------ RECORDS SUPPLIED

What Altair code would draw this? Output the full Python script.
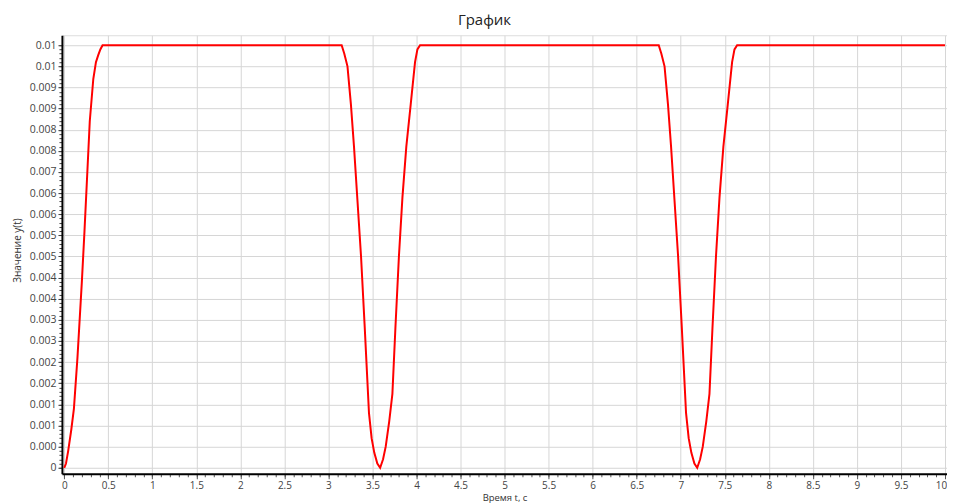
import altair as alt
import pandas as pd

# --- data ---
t_rise = [0.0, 0.02, 0.045, 0.08, 0.11, 0.15, 0.2, 0.23, 0.26, 0.29, 0.33, 0.36, 0.385, 0.41, 0.435]
y_rise = [0.0, 0.0001, 0.0004, 0.0009, 0.0014, 0.0026, 0.0044, 0.0056, 0.0069, 0.0082, 0.0092, 0.0096, 0.00976, 0.0099, 0.01]

t_dip1 = [3.15, 3.18, 3.216, 3.255, 3.29, 3.33, 3.37, 3.41, 3.46, 3.49, 3.52, 3.555, 3.587,
          3.62, 3.65, 3.69, 3.726, 3.76, 3.80, 3.84, 3.884, 3.934, 3.983, 4.01, 4.04]
y_dip1 = [0.01, 0.0098, 0.0095, 0.0086, 0.0076, 0.0063, 0.005, 0.0034, 0.0013, 0.0007, 0.00036, 0.0001, 0.0,
          0.0002, 0.0005, 0.0011, 0.00175, 0.0033, 0.005, 0.0064, 0.0076, 0.0086, 0.0096, 0.0099, 0.01]

t_dip2 = [6.75, 6.78, 6.816, 6.855, 6.89, 6.93, 6.97, 7.01, 7.06, 7.09, 7.12, 7.155, 7.187,
          7.22, 7.25, 7.29, 7.326, 7.36, 7.40, 7.44, 7.484, 7.534, 7.583, 7.61, 7.64]
y_dip2 = [0.01, 0.0098, 0.0095, 0.0086, 0.0076, 0.0063, 0.005, 0.0034, 0.0013, 0.0007, 0.00036, 0.0001, 0.0,
          0.0002, 0.0005, 0.0011, 0.00175, 0.0033, 0.005, 0.0064, 0.0076, 0.0086, 0.0096, 0.0099, 0.01]

t_end = [10.0]
y_end = [0.01]

x_ticks = [0, 0.5, 1, 1.5, 2, 2.5, 3, 3.5, 4, 4.5, 5, 5.5, 6, 6.5, 7, 7.5, 8, 8.5, 9, 9.5, 10]
y_ticks = [0, 0.0005, 0.001, 0.0015, 0.002, 0.0025, 0.003, 0.0035, 0.004, 0.0045, 0.005,
           0.0055, 0.006, 0.0065, 0.007, 0.0075, 0.008, 0.0085, 0.009, 0.0095, 0.01]
y_labels = ["0", "0.000", "0.001", "0.001", "0.002", "0.002", "0.003", "0.003", "0.004", "0.004",
            "0.005", "0.005", "0.006", "0.006", "0.007", "0.008", "0.008", "0.009", "0.009", "0.01", "0.01"]

x_minor = [round(i * 0.1, 1) for i in range(101)]
y_minor = [round(i * 0.0001, 4) for i in range(101)]

df = pd.DataFrame({
    "t": t_rise + t_dip1 + t_dip2 + t_end,
    "y": y_rise + y_dip1 + y_dip2 + y_end,
})

FONT = "Open Sans"
label_expr = "[" + ",".join("'%s'" % s for s in y_labels) + "][round(datum.value / 0.0005)]"

xs = alt.Scale(domain=[-0.026, 10.023], nice=False, zero=False)
ys = alt.Scale(domain=[-0.000142, 0.010236], nice=False, zero=False)

minor = alt.Chart(df).mark_line(opacity=0).encode(
    x=alt.X("t:Q", scale=xs, axis=alt.Axis(
        orient="bottom", values=x_minor, labels=False, domain=False, grid=False,
        ticks=True, tickSize=3, tickColor="#555555", title=None)),
    y=alt.Y("y:Q", scale=ys, axis=alt.Axis(
        orient="left", values=y_minor, labels=False, domain=False, grid=False,
        ticks=True, tickSize=3, tickColor="#444444", title=None)),
)

main = alt.Chart(df).mark_line(color="#ff0000", strokeWidth=2, clip=True).encode(
    x=alt.X("t:Q", scale=xs, axis=alt.Axis(
        orient="bottom", values=x_ticks, format="~g", grid=True, gridColor="#d6d6d6",
        domain=True, domainColor="#000000", domainWidth=2,
        ticks=True, tickSize=5, tickColor="#555555",
        labelFont=FONT, labelFontSize=10, labelColor="#444444", labelPadding=2,
        labelOffset={"condition": {"test": "datum.value == 10", "value": -4}, "value": 0},
        title="Время t, с", titleFont=FONT, titleFontSize=9.5, titleFontWeight="normal",
        titleColor="#333333", titleX=443, titleY=23.5, titleBaseline="middle", titleAlign="center")),
    y=alt.Y("y:Q", scale=ys, axis=alt.Axis(
        orient="left", values=y_ticks, labelExpr=label_expr, grid=True, gridColor="#d6d6d6",
        domain=True, domainColor="#000000", domainWidth=2,
        ticks=True, tickSize=4, tickColor="#444444",
        labelFont=FONT, labelFontSize=10.5, labelColor="#444444", labelPadding=2,
        title="Значение y(t)", titleFont=FONT, titleFontSize=10, titleFontWeight="normal",
        titleColor="#333333", titleX=-44, titleY=215, titleBaseline="middle", titleAlign="center",
        titleAngle=270)),
)

chart = alt.layer(minor, main).resolve_axis(x="independent", y="independent").properties(
    width=886,
    height=439,
    padding={"left": 54, "top": 27, "right": 0, "bottom": 30},
    autosize=alt.AutoSizeParams(type="none"),
    title=alt.Title("График", font=FONT, fontSize=15, fontWeight="normal", color="#222222",
                    offset=7, dx=-20, anchor="middle"),
).configure_view(stroke="#a0a0a0", strokeWidth=1.5).configure(background="#ffffff")

chart.save("out.html", embed_options={"renderer": "svg", "actions": False})
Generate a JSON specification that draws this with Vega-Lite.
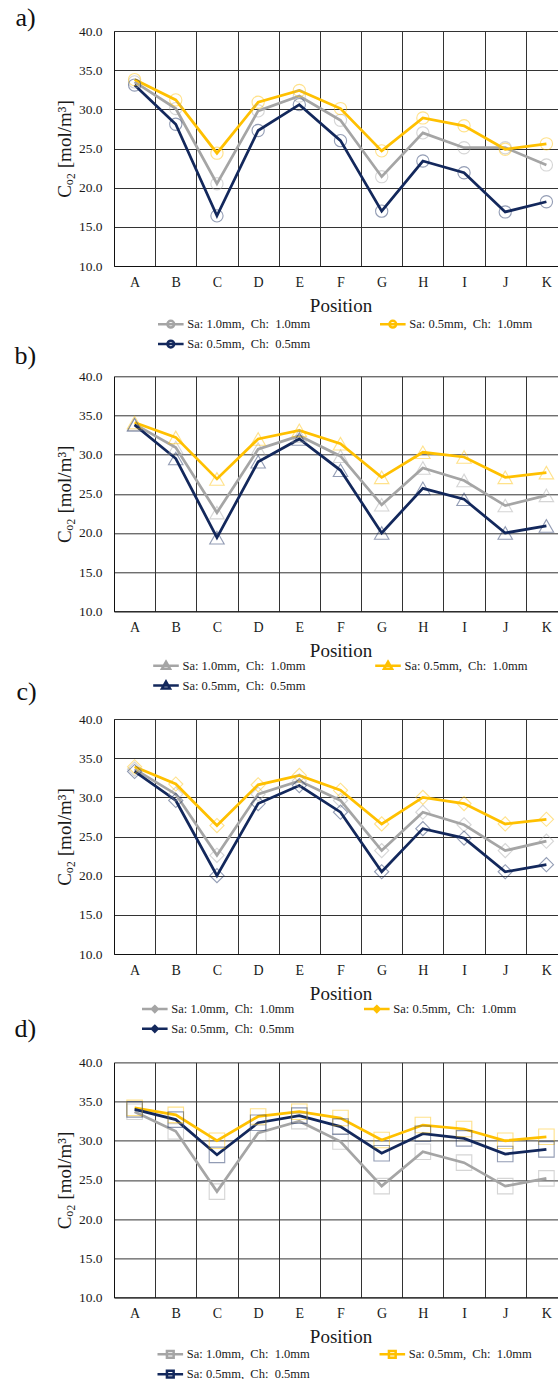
{
  "$schema": "https://vega.github.io/schema/vega-lite/v6.json",
  "padding": {"top": 5, "left": 14, "right": 0, "bottom": 0},
  "background": "white",
  "datasets": {
    "co2": [
      {"p":"a","x":"A","s":"g","v":33.5},{"p":"a","x":"B","s":"g","v":30.1},{"p":"a","x":"C","s":"g","v":20.5},{"p":"a","x":"D","s":"g","v":29.8},{"p":"a","x":"E","s":"g","v":31.7},{"p":"a","x":"F","s":"g","v":28.6},{"p":"a","x":"G","s":"g","v":21.4},{"p":"a","x":"H","s":"g","v":27.0},{"p":"a","x":"I","s":"g","v":25.1},{"p":"a","x":"J","s":"g","v":25.1},{"p":"a","x":"K","s":"g","v":22.9},
      {"p":"a","x":"A","s":"y","v":33.8},{"p":"a","x":"B","s":"y","v":31.2},{"p":"a","x":"C","s":"y","v":24.4},{"p":"a","x":"D","s":"y","v":30.9},{"p":"a","x":"E","s":"y","v":32.4},{"p":"a","x":"F","s":"y","v":30.1},{"p":"a","x":"G","s":"y","v":24.7},{"p":"a","x":"H","s":"y","v":28.9},{"p":"a","x":"I","s":"y","v":27.9},{"p":"a","x":"J","s":"y","v":24.9},{"p":"a","x":"K","s":"y","v":25.6},
      {"p":"a","x":"A","s":"n","v":33.1},{"p":"a","x":"B","s":"n","v":28.1},{"p":"a","x":"C","s":"n","v":16.4},{"p":"a","x":"D","s":"n","v":27.3},{"p":"a","x":"E","s":"n","v":30.6},{"p":"a","x":"F","s":"n","v":26.0},{"p":"a","x":"G","s":"n","v":17.0},{"p":"a","x":"H","s":"n","v":23.4},{"p":"a","x":"I","s":"n","v":21.9},{"p":"a","x":"J","s":"n","v":16.9},{"p":"a","x":"K","s":"n","v":18.2},
      {"p":"b","x":"A","s":"g","v":33.9},{"p":"b","x":"B","s":"g","v":30.9},{"p":"b","x":"C","s":"g","v":22.6},{"p":"b","x":"D","s":"g","v":30.7},{"p":"b","x":"E","s":"g","v":32.4},{"p":"b","x":"F","s":"g","v":29.8},{"p":"b","x":"G","s":"g","v":23.6},{"p":"b","x":"H","s":"g","v":28.3},{"p":"b","x":"I","s":"g","v":26.7},{"p":"b","x":"J","s":"g","v":23.5},{"p":"b","x":"K","s":"g","v":24.8},
      {"p":"b","x":"A","s":"y","v":34.1},{"p":"b","x":"B","s":"y","v":32.2},{"p":"b","x":"C","s":"y","v":26.9},{"p":"b","x":"D","s":"y","v":32.0},{"p":"b","x":"E","s":"y","v":33.1},{"p":"b","x":"F","s":"y","v":31.4},{"p":"b","x":"G","s":"y","v":27.1},{"p":"b","x":"H","s":"y","v":30.3},{"p":"b","x":"I","s":"y","v":29.7},{"p":"b","x":"J","s":"y","v":27.1},{"p":"b","x":"K","s":"y","v":27.7},
      {"p":"b","x":"A","s":"n","v":33.8},{"p":"b","x":"B","s":"n","v":29.5},{"p":"b","x":"C","s":"n","v":19.4},{"p":"b","x":"D","s":"n","v":29.1},{"p":"b","x":"E","s":"n","v":32.0},{"p":"b","x":"F","s":"n","v":28.0},{"p":"b","x":"G","s":"n","v":20.0},{"p":"b","x":"H","s":"n","v":25.7},{"p":"b","x":"I","s":"n","v":24.3},{"p":"b","x":"J","s":"n","v":20.0},{"p":"b","x":"K","s":"n","v":20.9},
      {"p":"c","x":"A","s":"g","v":33.6},{"p":"c","x":"B","s":"g","v":30.4},{"p":"c","x":"C","s":"g","v":22.6},{"p":"c","x":"D","s":"g","v":30.4},{"p":"c","x":"E","s":"g","v":32.1},{"p":"c","x":"F","s":"g","v":29.6},{"p":"c","x":"G","s":"g","v":23.2},{"p":"c","x":"H","s":"g","v":28.1},{"p":"c","x":"I","s":"g","v":26.5},{"p":"c","x":"J","s":"g","v":23.2},{"p":"c","x":"K","s":"g","v":24.4},
      {"p":"c","x":"A","s":"y","v":33.9},{"p":"c","x":"B","s":"y","v":31.7},{"p":"c","x":"C","s":"y","v":26.4},{"p":"c","x":"D","s":"y","v":31.6},{"p":"c","x":"E","s":"y","v":32.8},{"p":"c","x":"F","s":"y","v":30.9},{"p":"c","x":"G","s":"y","v":26.6},{"p":"c","x":"H","s":"y","v":30.0},{"p":"c","x":"I","s":"y","v":29.2},{"p":"c","x":"J","s":"y","v":26.6},{"p":"c","x":"K","s":"y","v":27.2},
      {"p":"c","x":"A","s":"n","v":33.3},{"p":"c","x":"B","s":"n","v":29.6},{"p":"c","x":"C","s":"n","v":20.0},{"p":"c","x":"D","s":"n","v":29.2},{"p":"c","x":"E","s":"n","v":31.5},{"p":"c","x":"F","s":"n","v":28.1},{"p":"c","x":"G","s":"n","v":20.5},{"p":"c","x":"H","s":"n","v":26.0},{"p":"c","x":"I","s":"n","v":24.8},{"p":"c","x":"J","s":"n","v":20.5},{"p":"c","x":"K","s":"n","v":21.4},
      {"p":"d","x":"A","s":"g","v":33.7},{"p":"d","x":"B","s":"g","v":31.2},{"p":"d","x":"C","s":"g","v":23.5},{"p":"d","x":"D","s":"g","v":31.0},{"p":"d","x":"E","s":"g","v":32.5},{"p":"d","x":"F","s":"g","v":29.9},{"p":"d","x":"G","s":"g","v":24.2},{"p":"d","x":"H","s":"g","v":28.6},{"p":"d","x":"I","s":"g","v":27.2},{"p":"d","x":"J","s":"g","v":24.2},{"p":"d","x":"K","s":"g","v":25.2},
      {"p":"d","x":"A","s":"y","v":34.2},{"p":"d","x":"B","s":"y","v":33.3},{"p":"d","x":"C","s":"y","v":30.0},{"p":"d","x":"D","s":"y","v":33.1},{"p":"d","x":"E","s":"y","v":33.7},{"p":"d","x":"F","s":"y","v":32.9},{"p":"d","x":"G","s":"y","v":30.1},{"p":"d","x":"H","s":"y","v":32.0},{"p":"d","x":"I","s":"y","v":31.5},{"p":"d","x":"J","s":"y","v":30.0},{"p":"d","x":"K","s":"y","v":30.5},
      {"p":"d","x":"A","s":"n","v":34.0},{"p":"d","x":"B","s":"n","v":32.7},{"p":"d","x":"C","s":"n","v":28.2},{"p":"d","x":"D","s":"n","v":32.3},{"p":"d","x":"E","s":"n","v":33.2},{"p":"d","x":"F","s":"n","v":31.8},{"p":"d","x":"G","s":"n","v":28.4},{"p":"d","x":"H","s":"n","v":30.9},{"p":"d","x":"I","s":"n","v":30.3},{"p":"d","x":"J","s":"n","v":28.3},{"p":"d","x":"K","s":"n","v":28.9}
    ]
  },
  "data": {"name": "co2"},
  "columns": 1,
  "align": "none",
  "spacing": -9.7,
  "resolve": {"legend": {"color": "independent"}},
  "concat": [
    {
      "width": 453, "height": 235,
      "title": {"text": "a)", "dx": -98.5, "offset": -7.3},
      "transform": [{"filter": "datum.p == 'a'"}],
      "encoding": {
        "x": {"field": "x", "type": "nominal", "title": "Position", "scale": {"type": "band", "paddingInner": 0, "paddingOuter": 0}},
        "y": {"field": "v", "type": "quantitative", "title": "Cₒ₂ [mol/m³]", "scale": {"domain": [10, 40], "nice": false, "zero": false}},
        "color": {"field": "s", "type": "nominal", "scale": {"domain": ["g", "y", "n"], "range": ["#A5A5A5", "#FFC000", "#13285C"]}}
      },
      "layer": [
        {"mark": {"type": "line", "strokeWidth": 2.75},
         "encoding": {"color": {"field": "s", "type": "nominal", "legend": {"legendX": 47.3, "legendY": 283.6,
           "labelExpr": "datum.label == 'g' ? 'Sa: 1.0mm,\u00a0 Ch:\u00a0 1.0mm' : datum.label == 'y' ? 'Sa: 0.5mm,\u00a0 Ch:\u00a0 1.0mm' : 'Sa: 0.5mm,\u00a0 Ch:\u00a0 0.5mm'",
           "symbolType": "M-1.6,0H1.6M0.42,0A0.42,0.42 0 1,1 -0.42,0A0.42,0.42 0 1,1 0.42,0"}}}},
        {"mark": {"type": "point", "shape": "circle", "filled": false, "size": 150, "strokeWidth": 1.1, "strokeOpacity": 0.65},
         "encoding": {"color": {"field": "s", "type": "nominal", "legend": null}}}
      ]
    },
    {
      "columns": 1,
      "align": "none",
      "spacing": -15.3,
      "resolve": {"legend": {"color": "independent"}},
      "concat": [
        {
          "width": 453, "height": 235,
          "title": {"text": "b)", "dx": -99.5, "offset": 0},
          "transform": [{"filter": "datum.p == 'b'"}],
          "encoding": {
            "x": {"field": "x", "type": "nominal", "title": "Position", "scale": {"type": "band", "paddingInner": 0, "paddingOuter": 0}},
            "y": {"field": "v", "type": "quantitative", "title": "Cₒ₂ [mol/m³]", "scale": {"domain": [10, 40], "nice": false, "zero": false}},
            "color": {"field": "s", "type": "nominal", "scale": {"domain": ["g", "y", "n"], "range": ["#A5A5A5", "#FFC000", "#13285C"]}}
          },
          "layer": [
            {"mark": {"type": "line", "strokeWidth": 2.75},
             "encoding": {"color": {"field": "s", "type": "nominal", "legend": {"legendX": 42.5, "legendY": 279.7,
               "labelExpr": "datum.label == 'g' ? 'Sa: 1.0mm,\u00a0 Ch:\u00a0 1.0mm' : datum.label == 'y' ? 'Sa: 0.5mm,\u00a0 Ch:\u00a0 1.0mm' : 'Sa: 0.5mm,\u00a0 Ch:\u00a0 0.5mm'",
               "symbolType": "M-1.6,0H1.6M0,-0.5L0.5,0.38H-0.5Z"}}}},
            {"mark": {"type": "point", "shape": "triangle-up", "filled": false, "size": 210, "strokeWidth": 1.1, "strokeOpacity": 0.65},
             "encoding": {"color": {"field": "s", "type": "nominal", "legend": null}}}
          ]
        },
        {
          "columns": 1,
          "align": "none",
          "spacing": -22.6,
          "resolve": {"legend": {"color": "independent"}},
          "concat": [
            {
              "width": 453, "height": 235,
              "title": {"text": "c)", "dx": -97.5, "offset": 7},
              "transform": [{"filter": "datum.p == 'c'"}],
              "encoding": {
                "x": {"field": "x", "type": "nominal", "title": "Position", "scale": {"type": "band", "paddingInner": 0, "paddingOuter": 0}},
                "y": {"field": "v", "type": "quantitative", "title": "Cₒ₂ [mol/m³]", "scale": {"domain": [10, 40], "nice": false, "zero": false}},
                "color": {"field": "s", "type": "nominal", "scale": {"domain": ["g", "y", "n"], "range": ["#A5A5A5", "#FFC000", "#13285C"]}}
              },
              "layer": [
                {"mark": {"type": "line", "strokeWidth": 2.75},
                 "encoding": {"color": {"field": "s", "type": "nominal", "legend": {"legendX": 31.3, "legendY": 280.3,
                   "labelExpr": "datum.label == 'g' ? 'Sa: 1.0mm,\u00a0 Ch:\u00a0 1.0mm' : datum.label == 'y' ? 'Sa: 0.5mm,\u00a0 Ch:\u00a0 1.0mm' : 'Sa: 0.5mm,\u00a0 Ch:\u00a0 0.5mm'",
                   "symbolType": "M-1.6,0H1.6M0,-0.36L0.36,0L0,0.36L-0.36,0Z"}}}},
                {"mark": {"type": "point", "shape": "diamond", "filled": false, "size": 200, "strokeWidth": 1.1, "strokeOpacity": 0.65},
                 "encoding": {"color": {"field": "s", "type": "nominal", "legend": null}}}
              ]
            },
            {
              "width": 453, "height": 235,
              "title": {"text": "d)", "dx": -99.5, "offset": 13.7},
              "transform": [{"filter": "datum.p == 'd'"}],
              "encoding": {
                "x": {"field": "x", "type": "nominal", "title": "Position", "scale": {"type": "band", "paddingInner": 0, "paddingOuter": 0}},
                "y": {"field": "v", "type": "quantitative", "title": "Cₒ₂ [mol/m³]", "scale": {"domain": [10, 40], "nice": false, "zero": false}},
                "color": {"field": "s", "type": "nominal", "scale": {"domain": ["g", "y", "n"], "range": ["#A5A5A5", "#FFC000", "#13285C"]}}
              },
              "layer": [
                {"mark": {"type": "line", "strokeWidth": 2.75},
                 "encoding": {"color": {"field": "s", "type": "nominal", "legend": {"legendX": 46.8, "legendY": 282.3,
                   "labelExpr": "datum.label == 'g' ? 'Sa: 1.0mm,\u00a0 Ch:\u00a0 1.0mm' : datum.label == 'y' ? 'Sa: 0.5mm,\u00a0 Ch:\u00a0 1.0mm' : 'Sa: 0.5mm,\u00a0 Ch:\u00a0 0.5mm'",
                   "symbolType": "M-1.6,0H1.6M-0.42,-0.42H0.42V0.42H-0.42Z"}}}},
                {"mark": {"type": "point", "shape": "square", "filled": false, "size": 240, "strokeWidth": 1.1, "strokeOpacity": 0.65},
                 "encoding": {"color": {"field": "s", "type": "nominal", "legend": null}}}
              ]
            }
          ]
        }
      ]
    }
  ],
  "config": {
    "font": "Liberation Serif",
    "view": {"stroke": null},
    "title": {"anchor": "start", "frame": "group", "baseline": "alphabetic", "fontSize": 26, "font": "Liberation Serif", "fontWeight": "normal", "color": "#111"},
    "axis": {
      "labelFont": "Liberation Serif", "titleFont": "Liberation Serif", "labelColor": "#1a1a1a", "titleColor": "#1a1a1a",
      "titleFontWeight": "normal", "grid": true, "gridColor": "#333333", "gridOpacity": 1, "gridWidth": 1,
      "ticks": false, "domainColor": "#111111", "domainWidth": 1, "labelOverlap": false
    },
    "axisX": {"tickBand": "extent", "labelAngle": 0, "labelFontSize": 14, "labelPadding": 9, "titleFontSize": 19, "titlePadding": 7},
    "axisY": {"values": [10, 15, 20, 25, 30, 35, 40], "format": ".1f", "labelFontSize": 13.5, "labelPadding": 12, "titleFontSize": 19, "titlePadding": 4},
    "legend": {
      "orient": "none", "title": null, "columns": 2, "direction": "horizontal",
      "labelFont": "Liberation Serif", "labelFontSize": 12.5, "labelColor": "#1a1a1a", "labelLimit": 300,
      "symbolSize": 256, "symbolStrokeWidth": 2.5, "symbolFillColor": "transparent",
      "columnPadding": 64, "rowPadding": 2, "labelOffset": 7, "padding": 0
    }
  }
}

------------

WHAT THE EXERCISE ASKS: Repeat the records above exactly, from the first line through the line that contains "import pandas as pd", and leave out the pictures.

RESPONSE:
What Altair code would draw this? Output the full Python script.
import altair as alt
import pandas as pd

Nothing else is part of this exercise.